Do not include the pictures; repeat the rest of the data exactly.

▼

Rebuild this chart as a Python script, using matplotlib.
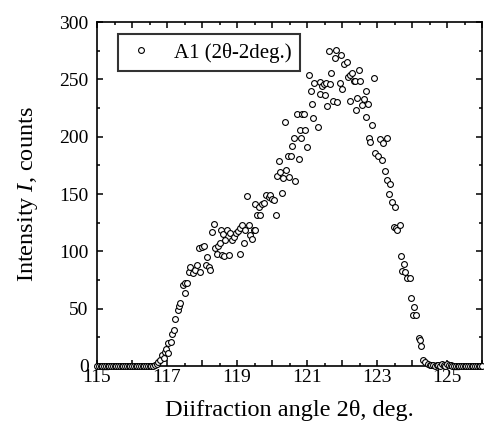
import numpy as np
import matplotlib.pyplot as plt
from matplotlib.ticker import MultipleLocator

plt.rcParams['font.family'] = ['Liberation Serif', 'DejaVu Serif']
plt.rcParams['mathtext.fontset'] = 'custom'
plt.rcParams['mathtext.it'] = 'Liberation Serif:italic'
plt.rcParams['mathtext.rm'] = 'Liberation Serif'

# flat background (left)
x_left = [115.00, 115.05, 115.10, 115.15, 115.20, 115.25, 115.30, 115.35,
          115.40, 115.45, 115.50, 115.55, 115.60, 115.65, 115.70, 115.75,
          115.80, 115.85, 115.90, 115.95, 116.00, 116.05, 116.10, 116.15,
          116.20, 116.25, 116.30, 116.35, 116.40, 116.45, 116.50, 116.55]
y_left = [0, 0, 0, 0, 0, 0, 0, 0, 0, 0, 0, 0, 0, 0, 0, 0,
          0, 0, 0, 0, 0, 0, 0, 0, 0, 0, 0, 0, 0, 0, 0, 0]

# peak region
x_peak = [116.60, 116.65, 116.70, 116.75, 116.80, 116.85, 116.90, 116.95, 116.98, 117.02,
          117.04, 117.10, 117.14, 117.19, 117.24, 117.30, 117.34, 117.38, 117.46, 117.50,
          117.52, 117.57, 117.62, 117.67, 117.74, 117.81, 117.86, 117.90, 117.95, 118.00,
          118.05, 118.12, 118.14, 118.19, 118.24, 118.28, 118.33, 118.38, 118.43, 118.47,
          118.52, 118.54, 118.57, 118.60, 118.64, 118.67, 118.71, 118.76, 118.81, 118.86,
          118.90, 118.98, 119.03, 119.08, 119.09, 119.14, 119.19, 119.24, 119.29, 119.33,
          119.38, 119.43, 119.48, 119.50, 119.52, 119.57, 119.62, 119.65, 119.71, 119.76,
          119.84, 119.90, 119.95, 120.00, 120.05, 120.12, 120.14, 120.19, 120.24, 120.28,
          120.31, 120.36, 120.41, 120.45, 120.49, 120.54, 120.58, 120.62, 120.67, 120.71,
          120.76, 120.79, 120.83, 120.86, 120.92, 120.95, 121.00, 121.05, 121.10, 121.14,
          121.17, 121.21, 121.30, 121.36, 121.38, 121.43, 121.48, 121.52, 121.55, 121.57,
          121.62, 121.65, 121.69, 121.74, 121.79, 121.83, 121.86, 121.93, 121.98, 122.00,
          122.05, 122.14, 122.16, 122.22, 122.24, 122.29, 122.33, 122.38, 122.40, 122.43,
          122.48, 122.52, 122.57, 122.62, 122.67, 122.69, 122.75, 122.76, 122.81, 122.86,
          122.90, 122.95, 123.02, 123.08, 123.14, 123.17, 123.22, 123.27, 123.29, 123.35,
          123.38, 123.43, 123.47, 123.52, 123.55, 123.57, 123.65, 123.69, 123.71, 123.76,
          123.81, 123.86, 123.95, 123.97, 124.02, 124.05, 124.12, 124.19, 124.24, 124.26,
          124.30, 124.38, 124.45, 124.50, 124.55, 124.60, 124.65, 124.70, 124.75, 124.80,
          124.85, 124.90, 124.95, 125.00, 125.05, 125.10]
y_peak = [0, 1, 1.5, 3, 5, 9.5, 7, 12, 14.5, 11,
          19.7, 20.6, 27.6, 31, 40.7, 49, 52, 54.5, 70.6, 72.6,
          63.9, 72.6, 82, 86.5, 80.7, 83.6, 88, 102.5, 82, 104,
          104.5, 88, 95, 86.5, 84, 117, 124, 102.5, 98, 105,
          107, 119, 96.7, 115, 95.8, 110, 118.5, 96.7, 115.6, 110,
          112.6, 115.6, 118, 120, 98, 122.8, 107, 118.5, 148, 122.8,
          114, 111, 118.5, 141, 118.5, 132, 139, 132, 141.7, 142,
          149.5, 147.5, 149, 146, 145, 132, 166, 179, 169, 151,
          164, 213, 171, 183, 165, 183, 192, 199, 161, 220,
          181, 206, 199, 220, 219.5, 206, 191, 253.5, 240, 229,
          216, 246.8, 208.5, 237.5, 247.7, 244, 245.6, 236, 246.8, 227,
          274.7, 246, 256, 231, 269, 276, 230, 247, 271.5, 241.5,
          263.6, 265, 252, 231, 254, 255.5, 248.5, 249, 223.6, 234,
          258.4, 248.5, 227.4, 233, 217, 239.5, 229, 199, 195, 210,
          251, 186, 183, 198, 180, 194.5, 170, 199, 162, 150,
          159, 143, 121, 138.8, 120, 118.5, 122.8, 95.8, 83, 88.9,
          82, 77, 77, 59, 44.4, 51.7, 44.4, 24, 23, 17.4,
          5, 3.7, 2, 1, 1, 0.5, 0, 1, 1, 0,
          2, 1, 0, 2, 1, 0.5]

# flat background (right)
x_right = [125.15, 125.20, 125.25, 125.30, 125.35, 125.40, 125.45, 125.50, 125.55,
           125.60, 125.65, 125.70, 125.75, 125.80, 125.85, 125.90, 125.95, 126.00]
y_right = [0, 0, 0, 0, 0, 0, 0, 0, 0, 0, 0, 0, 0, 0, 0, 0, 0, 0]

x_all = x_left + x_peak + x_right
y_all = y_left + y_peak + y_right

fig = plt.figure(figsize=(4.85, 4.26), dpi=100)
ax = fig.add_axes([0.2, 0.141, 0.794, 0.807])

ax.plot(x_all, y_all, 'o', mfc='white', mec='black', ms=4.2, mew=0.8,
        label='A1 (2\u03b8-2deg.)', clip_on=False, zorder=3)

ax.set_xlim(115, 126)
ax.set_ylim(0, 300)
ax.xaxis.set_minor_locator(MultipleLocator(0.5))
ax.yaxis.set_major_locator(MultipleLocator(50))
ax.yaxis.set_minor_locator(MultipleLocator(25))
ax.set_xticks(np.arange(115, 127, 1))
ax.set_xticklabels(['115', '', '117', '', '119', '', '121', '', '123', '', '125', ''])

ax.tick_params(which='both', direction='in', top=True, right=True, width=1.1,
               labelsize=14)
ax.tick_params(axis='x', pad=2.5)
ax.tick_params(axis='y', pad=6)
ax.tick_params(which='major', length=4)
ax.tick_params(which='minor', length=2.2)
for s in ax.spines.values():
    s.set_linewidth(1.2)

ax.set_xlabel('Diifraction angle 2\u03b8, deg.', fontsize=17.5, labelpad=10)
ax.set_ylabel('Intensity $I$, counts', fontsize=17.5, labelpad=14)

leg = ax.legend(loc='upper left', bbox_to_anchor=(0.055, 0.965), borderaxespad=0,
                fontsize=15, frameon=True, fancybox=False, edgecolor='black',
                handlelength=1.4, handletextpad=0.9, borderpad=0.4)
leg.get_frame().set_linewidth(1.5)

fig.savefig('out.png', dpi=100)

▲

● **Response**
Rebuild this chart as a Python script, using matplotlib.
import numpy as np
import matplotlib.pyplot as plt
from matplotlib.ticker import MultipleLocator

plt.rcParams['font.family'] = ['Liberation Serif', 'DejaVu Serif']
plt.rcParams['mathtext.fontset'] = 'custom'
plt.rcParams['mathtext.it'] = 'Liberation Serif:italic'
plt.rcParams['mathtext.rm'] = 'Liberation Serif'

# flat background (left)
x_left = [115.00, 115.05, 115.10, 115.15, 115.20, 115.25, 115.30, 115.35,
          115.40, 115.45, 115.50, 115.55, 115.60, 115.65, 115.70, 115.75,
          115.80, 115.85, 115.90, 115.95, 116.00, 116.05, 116.10, 116.15,
          116.20, 116.25, 116.30, 116.35, 116.40, 116.45, 116.50, 116.55]
y_left = [0, 0, 0, 0, 0, 0, 0, 0, 0, 0, 0, 0, 0, 0, 0, 0,
          0, 0, 0, 0, 0, 0, 0, 0, 0, 0, 0, 0, 0, 0, 0, 0]

# peak region
x_peak = [116.60, 116.65, 116.70, 116.75, 116.80, 116.85, 116.90, 116.95, 116.98, 117.02,
          117.04, 117.10, 117.14, 117.19, 117.24, 117.30, 117.34, 117.38, 117.46, 117.50,
          117.52, 117.57, 117.62, 117.67, 117.74, 117.81, 117.86, 117.90, 117.95, 118.00,
          118.05, 118.12, 118.14, 118.19, 118.24, 118.28, 118.33, 118.38, 118.43, 118.47,
          118.52, 118.54, 118.57, 118.60, 118.64, 118.67, 118.71, 118.76, 118.81, 118.86,
          118.90, 118.98, 119.03, 119.08, 119.09, 119.14, 119.19, 119.24, 119.29, 119.33,
          119.38, 119.43, 119.48, 119.50, 119.52, 119.57, 119.62, 119.65, 119.71, 119.76,
          119.84, 119.90, 119.95, 120.00, 120.05, 120.12, 120.14, 120.19, 120.24, 120.28,
          120.31, 120.36, 120.41, 120.45, 120.49, 120.54, 120.58, 120.62, 120.67, 120.71,
          120.76, 120.79, 120.83, 120.86, 120.92, 120.95, 121.00, 121.05, 121.10, 121.14,
          121.17, 121.21, 121.30, 121.36, 121.38, 121.43, 121.48, 121.52, 121.55, 121.57,
          121.62, 121.65, 121.69, 121.74, 121.79, 121.83, 121.86, 121.93, 121.98, 122.00,
          122.05, 122.14, 122.16, 122.22, 122.24, 122.29, 122.33, 122.38, 122.40, 122.43,
          122.48, 122.52, 122.57, 122.62, 122.67, 122.69, 122.75, 122.76, 122.81, 122.86,
          122.90, 122.95, 123.02, 123.08, 123.14, 123.17, 123.22, 123.27, 123.29, 123.35,
          123.38, 123.43, 123.47, 123.52, 123.55, 123.57, 123.65, 123.69, 123.71, 123.76,
          123.81, 123.86, 123.95, 123.97, 124.02, 124.05, 124.12, 124.19, 124.24, 124.26,
          124.30, 124.38, 124.45, 124.50, 124.55, 124.60, 124.65, 124.70, 124.75, 124.80,
          124.85, 124.90, 124.95, 125.00, 125.05, 125.10]
y_peak = [0, 1, 1.5, 3, 5, 9.5, 7, 12, 14.5, 11,
          19.7, 20.6, 27.6, 31, 40.7, 49, 52, 54.5, 70.6, 72.6,
          63.9, 72.6, 82, 86.5, 80.7, 83.6, 88, 102.5, 82, 104,
          104.5, 88, 95, 86.5, 84, 117, 124, 102.5, 98, 105,
          107, 119, 96.7, 115, 95.8, 110, 118.5, 96.7, 115.6, 110,
          112.6, 115.6, 118, 120, 98, 122.8, 107, 118.5, 148, 122.8,
          114, 111, 118.5, 141, 118.5, 132, 139, 132, 141.7, 142,
          149.5, 147.5, 149, 146, 145, 132, 166, 179, 169, 151,
          164, 213, 171, 183, 165, 183, 192, 199, 161, 220,
          181, 206, 199, 220, 219.5, 206, 191, 253.5, 240, 229,
          216, 246.8, 208.5, 237.5, 247.7, 244, 245.6, 236, 246.8, 227,
          274.7, 246, 256, 231, 269, 276, 230, 247, 271.5, 241.5,
          263.6, 265, 252, 231, 254, 255.5, 248.5, 249, 223.6, 234,
          258.4, 248.5, 227.4, 233, 217, 239.5, 229, 199, 195, 210,
          251, 186, 183, 198, 180, 194.5, 170, 199, 162, 150,
          159, 143, 121, 138.8, 120, 118.5, 122.8, 95.8, 83, 88.9,
          82, 77, 77, 59, 44.4, 51.7, 44.4, 24, 23, 17.4,
          5, 3.7, 2, 1, 1, 0.5, 0, 1, 1, 0,
          2, 1, 0, 2, 1, 0.5]

# flat background (right)
x_right = [125.15, 125.20, 125.25, 125.30, 125.35, 125.40, 125.45, 125.50, 125.55,
           125.60, 125.65, 125.70, 125.75, 125.80, 125.85, 125.90, 125.95, 126.00]
y_right = [0, 0, 0, 0, 0, 0, 0, 0, 0, 0, 0, 0, 0, 0, 0, 0, 0, 0]

x_all = x_left + x_peak + x_right
y_all = y_left + y_peak + y_right

fig = plt.figure(figsize=(4.85, 4.26), dpi=100)
ax = fig.add_axes([0.2, 0.141, 0.794, 0.807])

ax.plot(x_all, y_all, 'o', mfc='white', mec='black', ms=4.2, mew=0.8,
        label='A1 (2\u03b8-2deg.)', clip_on=False, zorder=3)

ax.set_xlim(115, 126)
ax.set_ylim(0, 300)
ax.xaxis.set_minor_locator(MultipleLocator(0.5))
ax.yaxis.set_major_locator(MultipleLocator(50))
ax.yaxis.set_minor_locator(MultipleLocator(25))
ax.set_xticks(np.arange(115, 127, 1))
ax.set_xticklabels(['115', '', '117', '', '119', '', '121', '', '123', '', '125', ''])

ax.tick_params(which='both', direction='in', top=True, right=True, width=1.1,
               labelsize=14)
ax.tick_params(axis='x', pad=2.5)
ax.tick_params(axis='y', pad=6)
ax.tick_params(which='major', length=4)
ax.tick_params(which='minor', length=2.2)
for s in ax.spines.values():
    s.set_linewidth(1.2)

ax.set_xlabel('Diifraction angle 2\u03b8, deg.', fontsize=17.5, labelpad=10)
ax.set_ylabel('Intensity $I$, counts', fontsize=17.5, labelpad=14)

leg = ax.legend(loc='upper left', bbox_to_anchor=(0.055, 0.965), borderaxespad=0,
                fontsize=15, frameon=True, fancybox=False, edgecolor='black',
                handlelength=1.4, handletextpad=0.9, borderpad=0.4)
leg.get_frame().set_linewidth(1.5)

fig.savefig('out.png', dpi=100)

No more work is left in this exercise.